The Ecologies on the Edge research programme brought together scholars from the social and natural sciences, including sociology, anthropology, ecology, law, geography and political science to investigate key processes affecting vulnerable ecologies in Asia, Africa, Latin America and the Arctic. It built on several interdisciplinary research clusters at York University. It was a joint initiative of the the York Centre for Asian Research (YCAR) and the Institute for Research and Innovation in Sustainability (IRIS).
The research team submitted a SSHRC-MCRI letter of intent in January 2009 and was successful in obtaining an MCRI development grant later that year. A workshop was held at York University in July 2009 and included scholars from across Canada. In 2011, research team was awarded funding from the Social Sciences and Humanities Research Council of Canada for “Changing Frontiers of Ecological Knowledges: A Critical Dialogue of Asian Ecologies on the Edge,” an Asia-focused workshop.

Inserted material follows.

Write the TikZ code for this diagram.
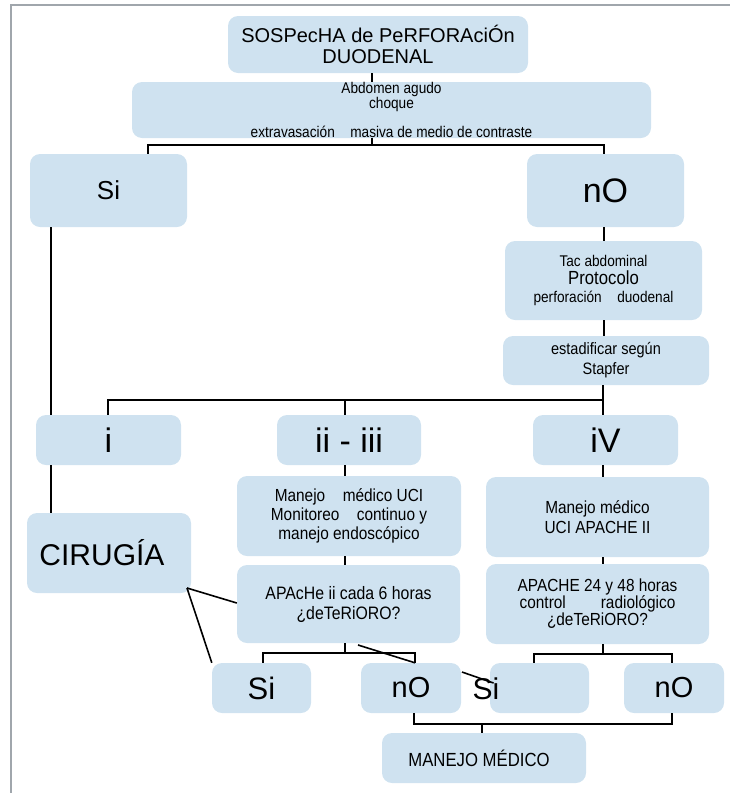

Changing Frontiers of Ecological Knowledges: A Critical Dialogue of Asian Ecologies on the Edge
In 2011, Peter Vandergeest (Geography) and Shubhra Gururani (Anthropology) organized an Asia-focused workshop co-hosted by YCAR and IRIS. The workshop explored changing practices and discourses of environmental knowledges and governance, both locally and globally. Asia is a significant site for these ecological and social transformations, a place where we can understand changing forms of ecological knowledge and environmental management in diverse, globally important, and fragile ecologies.
The two-day day interdisciplinary event was held on 12–13 October 2011 and included scholars and industry experts from Asia, Europe and North America with expertise in social and ecological change in the mountains, coastal zones, grasslands and forests of Asia.

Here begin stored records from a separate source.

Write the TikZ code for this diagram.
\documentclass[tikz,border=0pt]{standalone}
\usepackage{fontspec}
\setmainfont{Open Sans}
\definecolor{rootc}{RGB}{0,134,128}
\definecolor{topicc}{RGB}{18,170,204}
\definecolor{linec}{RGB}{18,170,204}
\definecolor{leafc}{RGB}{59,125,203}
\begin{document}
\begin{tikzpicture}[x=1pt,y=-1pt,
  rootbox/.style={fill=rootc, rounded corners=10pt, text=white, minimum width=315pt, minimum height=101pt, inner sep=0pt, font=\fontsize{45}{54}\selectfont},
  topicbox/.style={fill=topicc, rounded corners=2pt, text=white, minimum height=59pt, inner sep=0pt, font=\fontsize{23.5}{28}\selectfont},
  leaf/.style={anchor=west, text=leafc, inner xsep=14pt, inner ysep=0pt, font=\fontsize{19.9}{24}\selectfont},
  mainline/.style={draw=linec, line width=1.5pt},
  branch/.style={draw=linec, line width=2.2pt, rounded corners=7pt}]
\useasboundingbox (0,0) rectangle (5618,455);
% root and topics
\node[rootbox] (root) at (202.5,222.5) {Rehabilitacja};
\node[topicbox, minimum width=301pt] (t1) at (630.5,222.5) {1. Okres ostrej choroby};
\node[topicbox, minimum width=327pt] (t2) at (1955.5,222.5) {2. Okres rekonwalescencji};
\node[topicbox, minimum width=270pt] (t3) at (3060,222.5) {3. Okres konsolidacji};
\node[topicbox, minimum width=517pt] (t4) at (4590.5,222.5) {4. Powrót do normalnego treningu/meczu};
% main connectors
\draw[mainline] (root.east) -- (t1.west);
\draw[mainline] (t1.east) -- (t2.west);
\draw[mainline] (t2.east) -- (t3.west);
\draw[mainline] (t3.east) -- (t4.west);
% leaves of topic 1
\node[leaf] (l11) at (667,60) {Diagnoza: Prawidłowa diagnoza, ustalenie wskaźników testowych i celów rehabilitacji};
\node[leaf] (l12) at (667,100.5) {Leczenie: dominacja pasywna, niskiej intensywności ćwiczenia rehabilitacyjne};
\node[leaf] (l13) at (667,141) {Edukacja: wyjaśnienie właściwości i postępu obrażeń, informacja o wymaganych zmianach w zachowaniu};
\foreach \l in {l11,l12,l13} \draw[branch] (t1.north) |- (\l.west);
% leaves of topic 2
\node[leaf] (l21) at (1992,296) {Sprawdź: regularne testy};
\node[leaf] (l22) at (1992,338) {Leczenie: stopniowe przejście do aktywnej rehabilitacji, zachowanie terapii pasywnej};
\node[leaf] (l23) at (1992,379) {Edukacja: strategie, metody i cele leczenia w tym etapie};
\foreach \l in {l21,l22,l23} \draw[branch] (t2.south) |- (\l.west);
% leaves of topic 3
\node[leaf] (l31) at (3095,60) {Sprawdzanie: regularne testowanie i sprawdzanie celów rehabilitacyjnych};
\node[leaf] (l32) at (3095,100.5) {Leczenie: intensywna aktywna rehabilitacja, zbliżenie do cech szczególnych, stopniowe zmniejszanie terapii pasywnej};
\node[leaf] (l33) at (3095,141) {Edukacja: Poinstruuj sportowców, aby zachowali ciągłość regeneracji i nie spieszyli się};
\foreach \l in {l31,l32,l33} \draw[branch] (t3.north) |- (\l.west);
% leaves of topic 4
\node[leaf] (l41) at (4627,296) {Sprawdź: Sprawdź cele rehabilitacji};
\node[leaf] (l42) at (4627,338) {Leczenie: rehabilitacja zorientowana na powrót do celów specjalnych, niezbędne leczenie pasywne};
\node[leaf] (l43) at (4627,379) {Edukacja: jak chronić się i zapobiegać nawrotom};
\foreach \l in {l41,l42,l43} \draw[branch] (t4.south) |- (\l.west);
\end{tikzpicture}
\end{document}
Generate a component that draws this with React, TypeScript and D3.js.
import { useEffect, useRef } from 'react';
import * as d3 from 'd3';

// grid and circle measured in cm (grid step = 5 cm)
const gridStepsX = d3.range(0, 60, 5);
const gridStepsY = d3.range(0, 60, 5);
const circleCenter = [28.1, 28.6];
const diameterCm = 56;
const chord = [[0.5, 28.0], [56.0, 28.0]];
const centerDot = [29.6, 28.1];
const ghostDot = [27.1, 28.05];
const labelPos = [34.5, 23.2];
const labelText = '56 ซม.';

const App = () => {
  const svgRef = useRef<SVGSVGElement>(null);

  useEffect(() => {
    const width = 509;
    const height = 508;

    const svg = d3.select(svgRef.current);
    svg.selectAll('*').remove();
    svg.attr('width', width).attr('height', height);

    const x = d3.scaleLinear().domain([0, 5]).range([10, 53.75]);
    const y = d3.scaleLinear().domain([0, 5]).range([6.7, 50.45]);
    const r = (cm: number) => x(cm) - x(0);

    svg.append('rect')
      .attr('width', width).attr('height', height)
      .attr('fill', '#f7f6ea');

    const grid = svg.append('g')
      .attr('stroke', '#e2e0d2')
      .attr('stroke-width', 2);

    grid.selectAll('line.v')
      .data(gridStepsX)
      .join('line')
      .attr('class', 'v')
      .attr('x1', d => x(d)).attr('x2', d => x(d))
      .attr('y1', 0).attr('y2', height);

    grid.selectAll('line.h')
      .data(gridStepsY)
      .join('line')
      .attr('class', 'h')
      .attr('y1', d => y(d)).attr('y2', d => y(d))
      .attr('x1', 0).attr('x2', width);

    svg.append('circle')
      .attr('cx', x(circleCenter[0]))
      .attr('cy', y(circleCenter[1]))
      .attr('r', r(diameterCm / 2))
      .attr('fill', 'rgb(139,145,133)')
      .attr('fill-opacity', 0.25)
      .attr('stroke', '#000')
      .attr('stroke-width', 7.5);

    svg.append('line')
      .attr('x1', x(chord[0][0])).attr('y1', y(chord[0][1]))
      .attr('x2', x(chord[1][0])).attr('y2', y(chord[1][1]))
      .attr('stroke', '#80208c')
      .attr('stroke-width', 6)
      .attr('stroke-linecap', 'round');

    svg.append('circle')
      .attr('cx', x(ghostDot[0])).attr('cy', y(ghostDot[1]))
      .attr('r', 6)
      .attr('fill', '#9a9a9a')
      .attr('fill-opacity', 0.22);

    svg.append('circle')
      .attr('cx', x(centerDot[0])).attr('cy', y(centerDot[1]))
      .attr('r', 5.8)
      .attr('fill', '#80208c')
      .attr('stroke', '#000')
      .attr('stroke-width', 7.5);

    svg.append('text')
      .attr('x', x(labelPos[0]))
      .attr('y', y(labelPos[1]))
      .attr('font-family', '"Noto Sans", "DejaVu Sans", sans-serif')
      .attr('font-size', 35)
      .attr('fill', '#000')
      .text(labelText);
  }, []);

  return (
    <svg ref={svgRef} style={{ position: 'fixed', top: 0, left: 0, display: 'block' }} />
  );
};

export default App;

Their papers addressed how new strategies of documenting, monitoring and evaluating environmental change have led to a proliferation of ecological knowledge in Asia. Key questions for the workshop include: 1) who has access to diverse kinds of ecological knowledge; 2) how this knowledge reshapes how communities who live in fragile ecologies participate in decision-making about these ecologies and; 3) how new forms of ecological knowledge shape environmental management.

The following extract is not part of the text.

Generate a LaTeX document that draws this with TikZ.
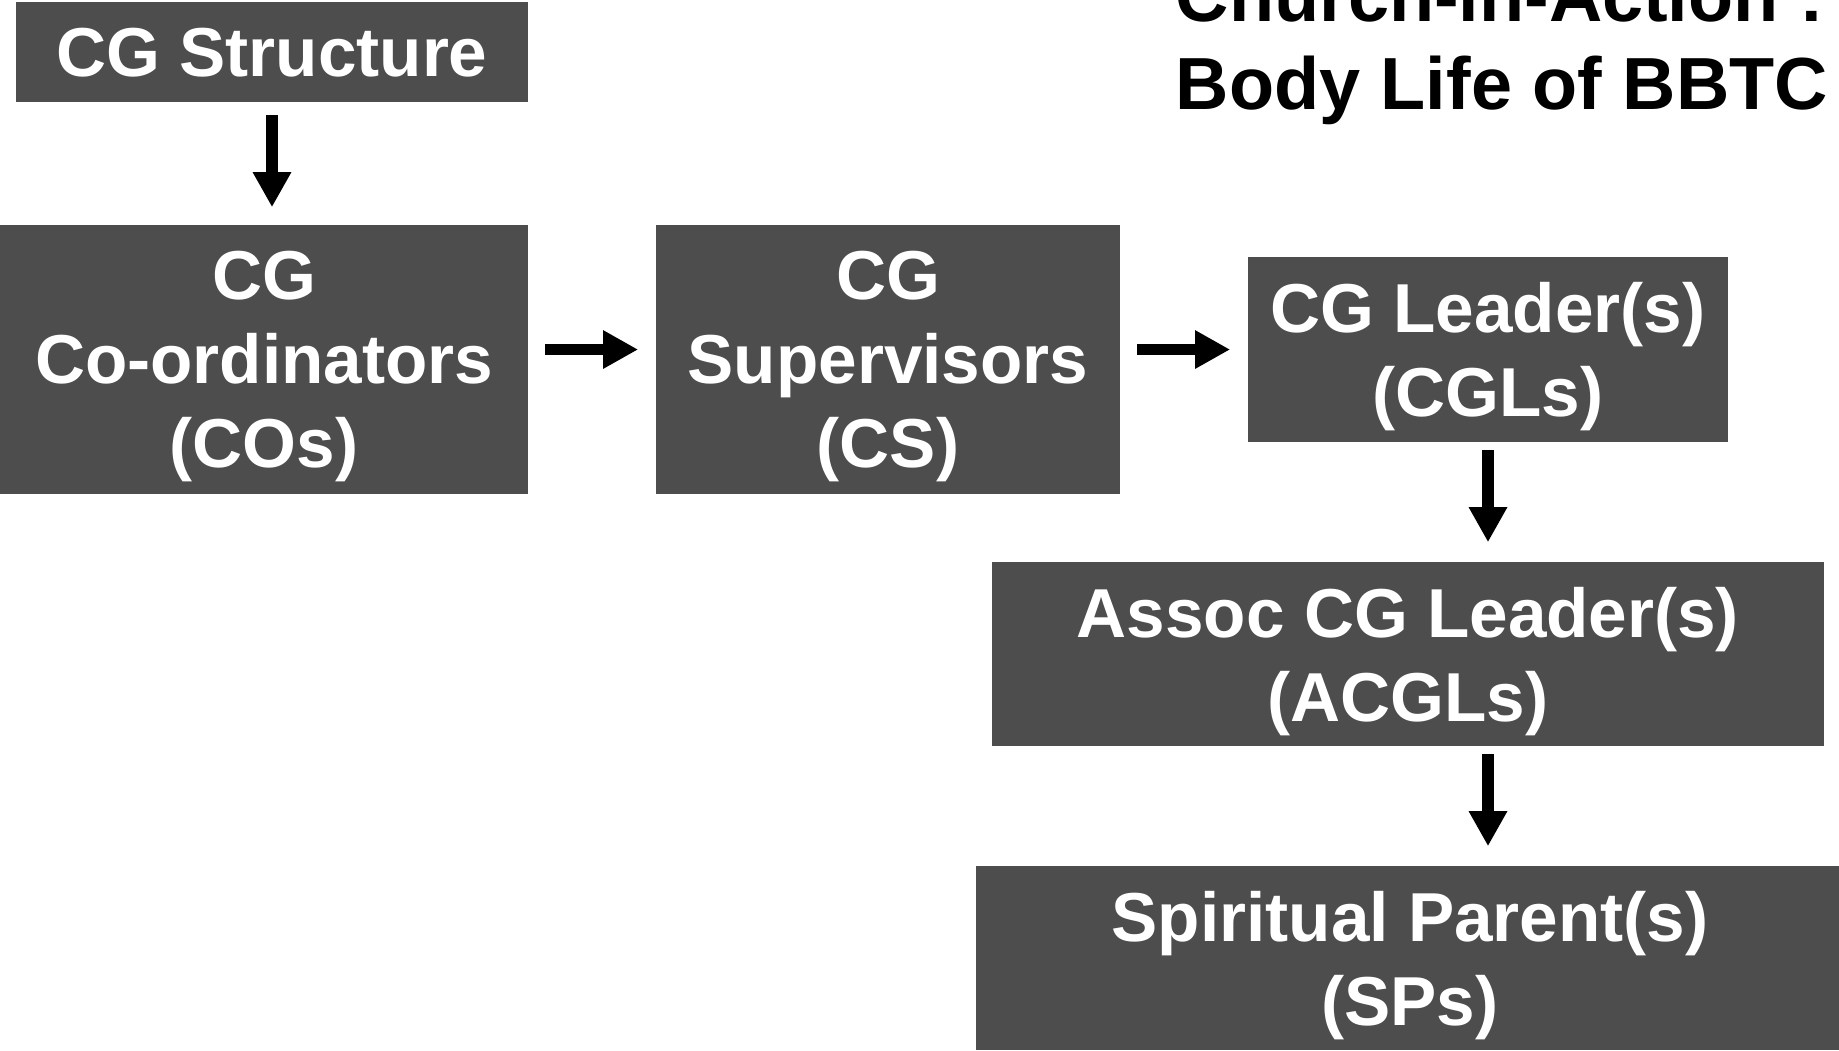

The workshop took stock of current research on the production, circulation and use of ecological knowledge, with particular attention to how access to this knowledge is organized and how it is used in decision-making; assessed how new information technologies are re-organizing community access to resources and decision-making; identified ways of moving environmental management toward practices that are more democratic and inclusive of local populations; and defined potential new areas of collaborative research that will form the basis of future research proposals.
The workshop was supported by the Social Sciences and Humanities Research Council of Canada (SSHRC).
A special issue of Conservation and Society on Ecological Knowledge in Asia focused on research presented at the workshop is a key project output.